begin RECORD SET
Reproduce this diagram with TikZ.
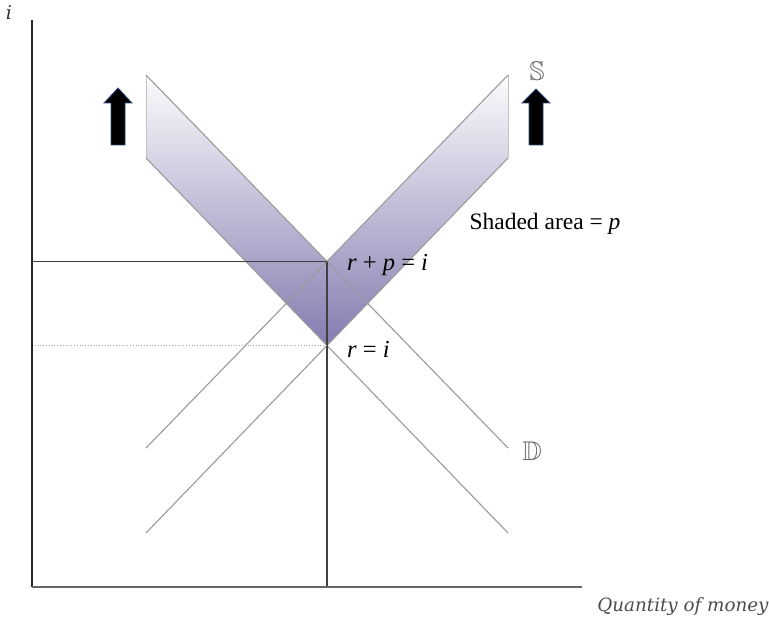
\documentclass[tikz,border=0pt]{standalone}
\usepackage{amssymb}
\usepackage{fontspec}
\setmainfont{Liberation Serif}
\newfontfamily\qfont{DejaVu Serif}
\definecolor{bandline}{HTML}{9A9A9A}
\definecolor{shadebot}{HTML}{867BB0}
\definecolor{shademid}{HTML}{D6D3E5}
\definecolor{shadetop}{HTML}{FCFCFD}
\definecolor{arrowedge}{HTML}{2E4A7A}
\tikzset{
  bandln/.style={draw=bandline, line width=1.1pt},
  axisln/.style={draw=black!85, line width=1.1pt},
  guideln/.style={draw=black!75, line width=1.1pt},
  dotln/.style={draw=black!35, line width=0.8pt, dotted},
  lbl/.style={inner sep=0pt, font=\fontsize{23.5}{26}\selectfont},
  rlbl/.style={inner sep=0pt, anchor=west, font=\fontsize{24.5}{27}\selectfont},
  bblbl/.style={inner sep=0pt, text=black!60, font=\fontsize{27}{30}\selectfont},
  bigarrow/.style={fill=black, draw=arrowedge, line width=0.8pt, line join=miter},
}
\begin{document}
\begin{tikzpicture}[x=1pt,y=-1pt]
\useasboundingbox (0,0) rectangle (769,623);
% coordinates
\coordinate (O) at (32,587);
\coordinate (Ytop) at (32,20);
\coordinate (Xend) at (582,587);
\coordinate (Dh1) at (146,75);
\coordinate (Dh2) at (508,448);
\coordinate (Dl1) at (146,158);
\coordinate (Dl2) at (508,533);
\coordinate (Sh1) at (146,448);
\coordinate (Sh2) at (508,75);
\coordinate (Sl1) at (146,533);
\coordinate (Sl2) at (508,158);
\coordinate (E1) at (327,261.5);
\coordinate (E0) at (327,345.5);
\coordinate (YE1) at (32,261.5);
\coordinate (YE0) at (32,345.5);
\coordinate (XE) at (327,587);
% shaded band
\shade[top color=shadetop, middle color=shademid, bottom color=shadebot]
  (Dh1) -- (E1) -- (Sh2) -- (Sl2) -- (E0) -- (Dl1) -- cycle;
\draw[draw=bandline!60, line width=0.8pt] (Dh1) -- (Dl1);
\draw[draw=bandline!60, line width=0.8pt] (Sh2) -- (Sl2);
% curves
\draw[bandln] (Dh1) -- (Dh2);
\draw[bandln] (Dl1) -- (Dl2);
\draw[bandln] (Sh1) -- (Sh2);
\draw[bandln] (Sl1) -- (Sl2);
% guides
\draw[guideln] (YE1) -- (E1);
\draw[guideln] (E1) -- (XE);
\draw[dotln] (YE0) -- (E0);
% axes
\draw[axisln] (Ytop) -- (O);
\draw[draw=black!60, line width=1.6pt] (O) -- (Xend);
% arrows
\draw[bigarrow] (118,88) -- (132,103) -- (125,103) -- (125,145) -- (111,145) -- (111,103) -- (104,103) -- cycle;
\draw[bigarrow] (536,89) -- (550,103) -- (543,103) -- (543,145) -- (529,145) -- (529,103) -- (522,103) -- cycle;
% labels
\node[inner sep=0pt, text=black!80, font=\qfont\itshape\fontsize{19}{21}\selectfont] (ilab) at (9,13) {i};
\node[bblbl] (Slab) at (537,71) {$\mathbb{S}$};
\node[bblbl] (Dlab) at (532,451) {$\mathbb{D}$};
\node[lbl] (shaded) at (545,224) {Shaded area = \textit{p}};
\node[rlbl] (rpi) at (347,265) {\textit{r} + \textit{p} = \textit{i}};
\node[rlbl] (ri) at (347,349) {\textit{r} = \textit{i}};
\node[inner sep=0pt, text=black!70, font=\qfont\itshape\fontsize{18.3}{21}\selectfont] (qty) at (683,607) {Quantity of money};
\end{tikzpicture}
\end{document}
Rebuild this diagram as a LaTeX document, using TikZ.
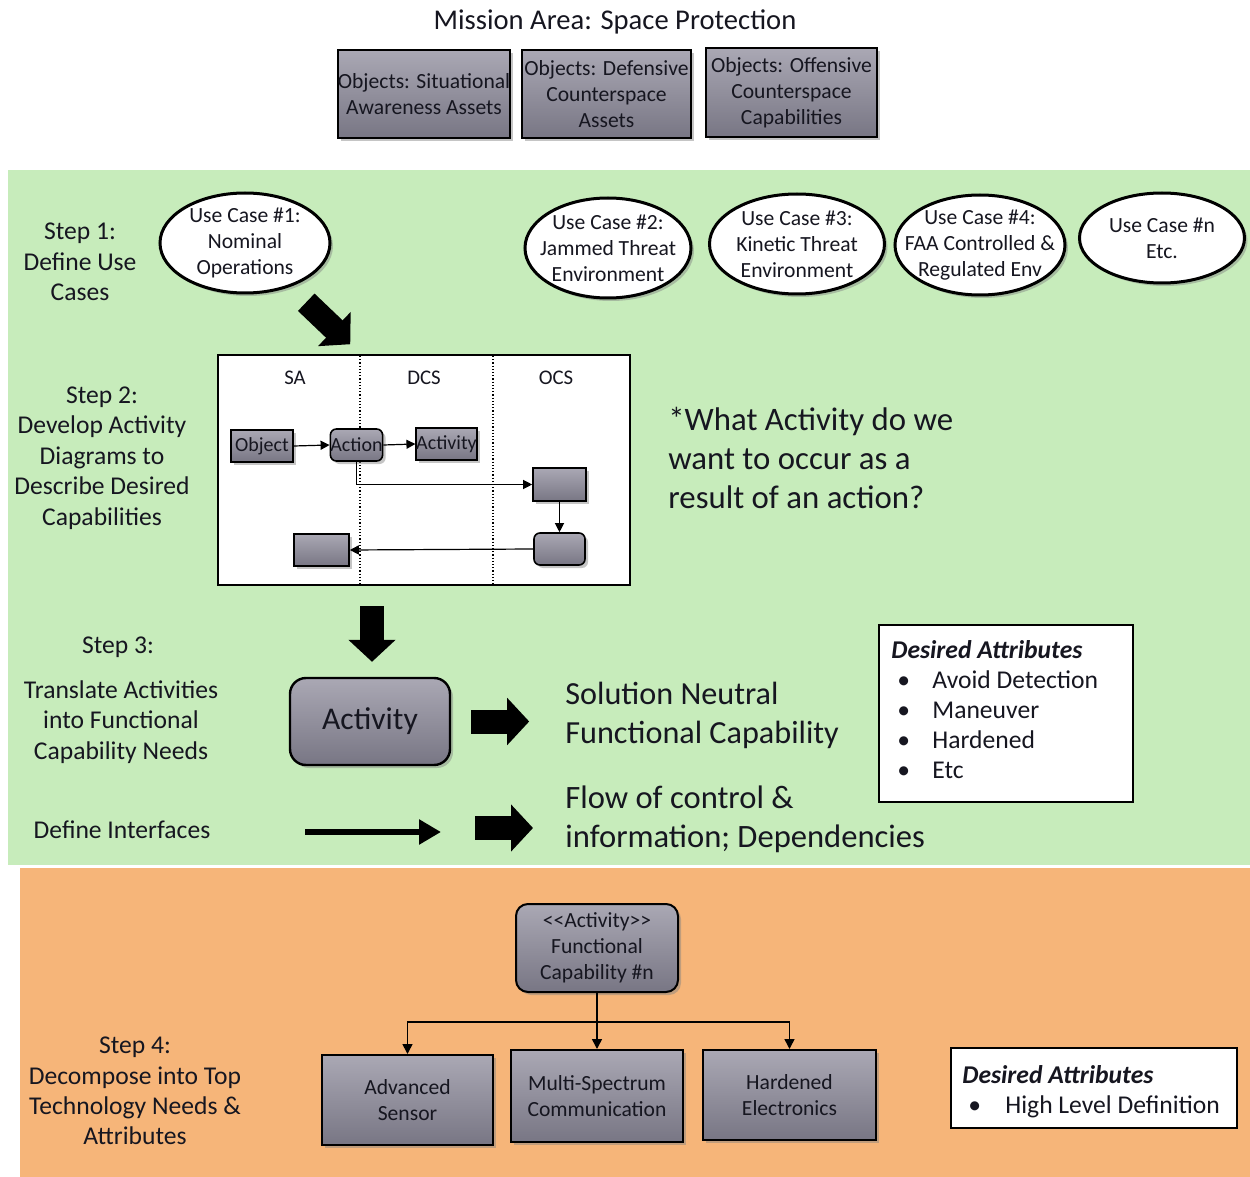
end RECORD SET
● EXERCISE DESCRIPTION
Transcribe the listing above verbatim. Omit the pictures.

● CORRECT OUTPUT
Reproduce this diagram with TikZ.
\documentclass[tikz,border=0pt]{standalone}
\usepackage{amssymb}
\usepackage{fontspec}
\setmainfont{Liberation Serif}
\newfontfamily\qfont{DejaVu Serif}
\definecolor{bandline}{HTML}{9A9A9A}
\definecolor{shadebot}{HTML}{867BB0}
\definecolor{shademid}{HTML}{D6D3E5}
\definecolor{shadetop}{HTML}{FCFCFD}
\definecolor{arrowedge}{HTML}{2E4A7A}
\tikzset{
  bandln/.style={draw=bandline, line width=1.1pt},
  axisln/.style={draw=black!85, line width=1.1pt},
  guideln/.style={draw=black!75, line width=1.1pt},
  dotln/.style={draw=black!35, line width=0.8pt, dotted},
  lbl/.style={inner sep=0pt, font=\fontsize{23.5}{26}\selectfont},
  rlbl/.style={inner sep=0pt, anchor=west, font=\fontsize{24.5}{27}\selectfont},
  bblbl/.style={inner sep=0pt, text=black!60, font=\fontsize{27}{30}\selectfont},
  bigarrow/.style={fill=black, draw=arrowedge, line width=0.8pt, line join=miter},
}
\begin{document}
\begin{tikzpicture}[x=1pt,y=-1pt]
\useasboundingbox (0,0) rectangle (769,623);
% coordinates
\coordinate (O) at (32,587);
\coordinate (Ytop) at (32,20);
\coordinate (Xend) at (582,587);
\coordinate (Dh1) at (146,75);
\coordinate (Dh2) at (508,448);
\coordinate (Dl1) at (146,158);
\coordinate (Dl2) at (508,533);
\coordinate (Sh1) at (146,448);
\coordinate (Sh2) at (508,75);
\coordinate (Sl1) at (146,533);
\coordinate (Sl2) at (508,158);
\coordinate (E1) at (327,261.5);
\coordinate (E0) at (327,345.5);
\coordinate (YE1) at (32,261.5);
\coordinate (YE0) at (32,345.5);
\coordinate (XE) at (327,587);
% shaded band
\shade[top color=shadetop, middle color=shademid, bottom color=shadebot]
  (Dh1) -- (E1) -- (Sh2) -- (Sl2) -- (E0) -- (Dl1) -- cycle;
\draw[draw=bandline!60, line width=0.8pt] (Dh1) -- (Dl1);
\draw[draw=bandline!60, line width=0.8pt] (Sh2) -- (Sl2);
% curves
\draw[bandln] (Dh1) -- (Dh2);
\draw[bandln] (Dl1) -- (Dl2);
\draw[bandln] (Sh1) -- (Sh2);
\draw[bandln] (Sl1) -- (Sl2);
% guides
\draw[guideln] (YE1) -- (E1);
\draw[guideln] (E1) -- (XE);
\draw[dotln] (YE0) -- (E0);
% axes
\draw[axisln] (Ytop) -- (O);
\draw[draw=black!60, line width=1.6pt] (O) -- (Xend);
% arrows
\draw[bigarrow] (118,88) -- (132,103) -- (125,103) -- (125,145) -- (111,145) -- (111,103) -- (104,103) -- cycle;
\draw[bigarrow] (536,89) -- (550,103) -- (543,103) -- (543,145) -- (529,145) -- (529,103) -- (522,103) -- cycle;
% labels
\node[inner sep=0pt, text=black!80, font=\qfont\itshape\fontsize{19}{21}\selectfont] (ilab) at (9,13) {i};
\node[bblbl] (Slab) at (537,71) {$\mathbb{S}$};
\node[bblbl] (Dlab) at (532,451) {$\mathbb{D}$};
\node[lbl] (shaded) at (545,224) {Shaded area = \textit{p}};
\node[rlbl] (rpi) at (347,265) {\textit{r} + \textit{p} = \textit{i}};
\node[rlbl] (ri) at (347,349) {\textit{r} = \textit{i}};
\node[inner sep=0pt, text=black!70, font=\qfont\itshape\fontsize{18.3}{21}\selectfont] (qty) at (683,607) {Quantity of money};
\end{tikzpicture}
\end{document}
Rebuild this diagram as a LaTeX document, using TikZ.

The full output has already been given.